* TO BE DONE: Reproduce the listing verbatim.
## Begin TASK DATA
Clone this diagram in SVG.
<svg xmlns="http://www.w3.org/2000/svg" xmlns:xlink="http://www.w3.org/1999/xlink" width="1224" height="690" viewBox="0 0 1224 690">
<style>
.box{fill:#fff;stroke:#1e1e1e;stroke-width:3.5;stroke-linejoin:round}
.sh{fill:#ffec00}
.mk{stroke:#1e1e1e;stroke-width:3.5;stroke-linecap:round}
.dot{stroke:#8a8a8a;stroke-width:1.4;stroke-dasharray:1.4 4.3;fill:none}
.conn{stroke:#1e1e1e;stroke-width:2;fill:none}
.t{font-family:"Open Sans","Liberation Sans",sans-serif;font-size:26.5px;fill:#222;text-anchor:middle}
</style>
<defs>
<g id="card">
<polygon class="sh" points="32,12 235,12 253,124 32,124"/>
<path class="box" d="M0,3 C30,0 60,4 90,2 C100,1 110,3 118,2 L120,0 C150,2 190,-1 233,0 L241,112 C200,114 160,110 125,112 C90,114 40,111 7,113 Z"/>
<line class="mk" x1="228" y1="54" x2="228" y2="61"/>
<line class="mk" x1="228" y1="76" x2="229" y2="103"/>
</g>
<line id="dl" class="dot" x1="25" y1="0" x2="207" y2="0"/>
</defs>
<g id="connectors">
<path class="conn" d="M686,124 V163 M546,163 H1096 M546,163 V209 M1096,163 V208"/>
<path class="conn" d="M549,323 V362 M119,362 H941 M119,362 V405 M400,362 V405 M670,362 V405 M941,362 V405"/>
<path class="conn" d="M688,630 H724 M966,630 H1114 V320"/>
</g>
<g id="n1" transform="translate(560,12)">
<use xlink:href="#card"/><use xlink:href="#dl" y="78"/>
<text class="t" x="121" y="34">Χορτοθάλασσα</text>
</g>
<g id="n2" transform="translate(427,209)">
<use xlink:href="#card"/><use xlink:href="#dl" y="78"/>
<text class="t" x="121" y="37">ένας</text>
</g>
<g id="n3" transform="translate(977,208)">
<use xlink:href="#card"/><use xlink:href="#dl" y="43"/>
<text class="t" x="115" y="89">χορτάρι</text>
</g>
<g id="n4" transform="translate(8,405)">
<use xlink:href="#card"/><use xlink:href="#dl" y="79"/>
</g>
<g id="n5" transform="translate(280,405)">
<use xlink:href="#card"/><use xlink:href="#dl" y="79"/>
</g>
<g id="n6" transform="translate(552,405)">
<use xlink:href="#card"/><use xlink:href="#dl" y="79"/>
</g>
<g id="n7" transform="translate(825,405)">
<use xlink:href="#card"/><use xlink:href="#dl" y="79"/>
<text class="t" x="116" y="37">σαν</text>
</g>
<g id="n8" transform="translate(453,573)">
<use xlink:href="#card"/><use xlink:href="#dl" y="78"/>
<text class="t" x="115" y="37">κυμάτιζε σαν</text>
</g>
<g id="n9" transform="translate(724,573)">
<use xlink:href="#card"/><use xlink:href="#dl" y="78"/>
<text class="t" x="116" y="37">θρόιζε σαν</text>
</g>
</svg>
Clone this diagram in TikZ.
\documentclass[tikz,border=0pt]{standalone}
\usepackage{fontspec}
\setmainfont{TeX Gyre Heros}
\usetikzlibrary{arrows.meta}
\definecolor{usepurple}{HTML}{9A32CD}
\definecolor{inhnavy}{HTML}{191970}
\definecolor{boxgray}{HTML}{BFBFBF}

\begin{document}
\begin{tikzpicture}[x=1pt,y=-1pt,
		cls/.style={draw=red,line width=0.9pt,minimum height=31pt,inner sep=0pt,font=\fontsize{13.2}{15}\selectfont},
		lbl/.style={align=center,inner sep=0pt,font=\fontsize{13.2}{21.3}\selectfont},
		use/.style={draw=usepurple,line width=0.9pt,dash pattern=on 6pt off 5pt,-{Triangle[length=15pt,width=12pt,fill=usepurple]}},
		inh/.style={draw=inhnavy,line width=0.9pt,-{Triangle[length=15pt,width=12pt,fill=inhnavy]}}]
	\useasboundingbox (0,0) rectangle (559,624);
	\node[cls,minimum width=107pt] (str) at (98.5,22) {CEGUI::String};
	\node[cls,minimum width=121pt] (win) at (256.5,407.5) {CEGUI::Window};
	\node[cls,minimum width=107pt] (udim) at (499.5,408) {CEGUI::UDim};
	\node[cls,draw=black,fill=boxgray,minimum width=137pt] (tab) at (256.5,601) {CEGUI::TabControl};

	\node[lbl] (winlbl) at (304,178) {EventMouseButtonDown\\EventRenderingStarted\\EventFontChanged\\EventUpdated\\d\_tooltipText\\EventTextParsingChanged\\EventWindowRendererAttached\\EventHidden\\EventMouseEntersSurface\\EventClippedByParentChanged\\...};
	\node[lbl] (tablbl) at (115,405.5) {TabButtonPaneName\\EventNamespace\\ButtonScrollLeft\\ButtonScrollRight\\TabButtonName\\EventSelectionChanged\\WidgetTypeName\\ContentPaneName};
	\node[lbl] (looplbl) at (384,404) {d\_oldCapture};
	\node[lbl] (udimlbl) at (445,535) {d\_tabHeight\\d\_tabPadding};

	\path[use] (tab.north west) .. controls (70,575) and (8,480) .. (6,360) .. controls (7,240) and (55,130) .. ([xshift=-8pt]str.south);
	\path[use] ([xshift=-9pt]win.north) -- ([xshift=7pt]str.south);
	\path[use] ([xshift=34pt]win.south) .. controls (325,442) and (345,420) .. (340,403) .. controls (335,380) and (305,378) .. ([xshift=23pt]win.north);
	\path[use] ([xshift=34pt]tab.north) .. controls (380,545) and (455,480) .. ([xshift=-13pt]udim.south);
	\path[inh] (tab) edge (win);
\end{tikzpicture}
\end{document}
## End TASK DATA
* RESPONSE:
Clone this diagram in SVG.
<svg xmlns="http://www.w3.org/2000/svg" xmlns:xlink="http://www.w3.org/1999/xlink" width="1224" height="690" viewBox="0 0 1224 690">
<style>
.box{fill:#fff;stroke:#1e1e1e;stroke-width:3.5;stroke-linejoin:round}
.sh{fill:#ffec00}
.mk{stroke:#1e1e1e;stroke-width:3.5;stroke-linecap:round}
.dot{stroke:#8a8a8a;stroke-width:1.4;stroke-dasharray:1.4 4.3;fill:none}
.conn{stroke:#1e1e1e;stroke-width:2;fill:none}
.t{font-family:"Open Sans","Liberation Sans",sans-serif;font-size:26.5px;fill:#222;text-anchor:middle}
</style>
<defs>
<g id="card">
<polygon class="sh" points="32,12 235,12 253,124 32,124"/>
<path class="box" d="M0,3 C30,0 60,4 90,2 C100,1 110,3 118,2 L120,0 C150,2 190,-1 233,0 L241,112 C200,114 160,110 125,112 C90,114 40,111 7,113 Z"/>
<line class="mk" x1="228" y1="54" x2="228" y2="61"/>
<line class="mk" x1="228" y1="76" x2="229" y2="103"/>
</g>
<line id="dl" class="dot" x1="25" y1="0" x2="207" y2="0"/>
</defs>
<g id="connectors">
<path class="conn" d="M686,124 V163 M546,163 H1096 M546,163 V209 M1096,163 V208"/>
<path class="conn" d="M549,323 V362 M119,362 H941 M119,362 V405 M400,362 V405 M670,362 V405 M941,362 V405"/>
<path class="conn" d="M688,630 H724 M966,630 H1114 V320"/>
</g>
<g id="n1" transform="translate(560,12)">
<use xlink:href="#card"/><use xlink:href="#dl" y="78"/>
<text class="t" x="121" y="34">Χορτοθάλασσα</text>
</g>
<g id="n2" transform="translate(427,209)">
<use xlink:href="#card"/><use xlink:href="#dl" y="78"/>
<text class="t" x="121" y="37">ένας</text>
</g>
<g id="n3" transform="translate(977,208)">
<use xlink:href="#card"/><use xlink:href="#dl" y="43"/>
<text class="t" x="115" y="89">χορτάρι</text>
</g>
<g id="n4" transform="translate(8,405)">
<use xlink:href="#card"/><use xlink:href="#dl" y="79"/>
</g>
<g id="n5" transform="translate(280,405)">
<use xlink:href="#card"/><use xlink:href="#dl" y="79"/>
</g>
<g id="n6" transform="translate(552,405)">
<use xlink:href="#card"/><use xlink:href="#dl" y="79"/>
</g>
<g id="n7" transform="translate(825,405)">
<use xlink:href="#card"/><use xlink:href="#dl" y="79"/>
<text class="t" x="116" y="37">σαν</text>
</g>
<g id="n8" transform="translate(453,573)">
<use xlink:href="#card"/><use xlink:href="#dl" y="78"/>
<text class="t" x="115" y="37">κυμάτιζε σαν</text>
</g>
<g id="n9" transform="translate(724,573)">
<use xlink:href="#card"/><use xlink:href="#dl" y="78"/>
<text class="t" x="116" y="37">θρόιζε σαν</text>
</g>
</svg>
Clone this diagram in TikZ.
\documentclass[tikz,border=0pt]{standalone}
\usepackage{fontspec}
\setmainfont{TeX Gyre Heros}
\usetikzlibrary{arrows.meta}
\definecolor{usepurple}{HTML}{9A32CD}
\definecolor{inhnavy}{HTML}{191970}
\definecolor{boxgray}{HTML}{BFBFBF}

\begin{document}
\begin{tikzpicture}[x=1pt,y=-1pt,
		cls/.style={draw=red,line width=0.9pt,minimum height=31pt,inner sep=0pt,font=\fontsize{13.2}{15}\selectfont},
		lbl/.style={align=center,inner sep=0pt,font=\fontsize{13.2}{21.3}\selectfont},
		use/.style={draw=usepurple,line width=0.9pt,dash pattern=on 6pt off 5pt,-{Triangle[length=15pt,width=12pt,fill=usepurple]}},
		inh/.style={draw=inhnavy,line width=0.9pt,-{Triangle[length=15pt,width=12pt,fill=inhnavy]}}]
	\useasboundingbox (0,0) rectangle (559,624);
	\node[cls,minimum width=107pt] (str) at (98.5,22) {CEGUI::String};
	\node[cls,minimum width=121pt] (win) at (256.5,407.5) {CEGUI::Window};
	\node[cls,minimum width=107pt] (udim) at (499.5,408) {CEGUI::UDim};
	\node[cls,draw=black,fill=boxgray,minimum width=137pt] (tab) at (256.5,601) {CEGUI::TabControl};

	\node[lbl] (winlbl) at (304,178) {EventMouseButtonDown\\EventRenderingStarted\\EventFontChanged\\EventUpdated\\d\_tooltipText\\EventTextParsingChanged\\EventWindowRendererAttached\\EventHidden\\EventMouseEntersSurface\\EventClippedByParentChanged\\...};
	\node[lbl] (tablbl) at (115,405.5) {TabButtonPaneName\\EventNamespace\\ButtonScrollLeft\\ButtonScrollRight\\TabButtonName\\EventSelectionChanged\\WidgetTypeName\\ContentPaneName};
	\node[lbl] (looplbl) at (384,404) {d\_oldCapture};
	\node[lbl] (udimlbl) at (445,535) {d\_tabHeight\\d\_tabPadding};

	\path[use] (tab.north west) .. controls (70,575) and (8,480) .. (6,360) .. controls (7,240) and (55,130) .. ([xshift=-8pt]str.south);
	\path[use] ([xshift=-9pt]win.north) -- ([xshift=7pt]str.south);
	\path[use] ([xshift=34pt]win.south) .. controls (325,442) and (345,420) .. (340,403) .. controls (335,380) and (305,378) .. ([xshift=23pt]win.north);
	\path[use] ([xshift=34pt]tab.north) .. controls (380,545) and (455,480) .. ([xshift=-13pt]udim.south);
	\path[inh] (tab) edge (win);
\end{tikzpicture}
\end{document}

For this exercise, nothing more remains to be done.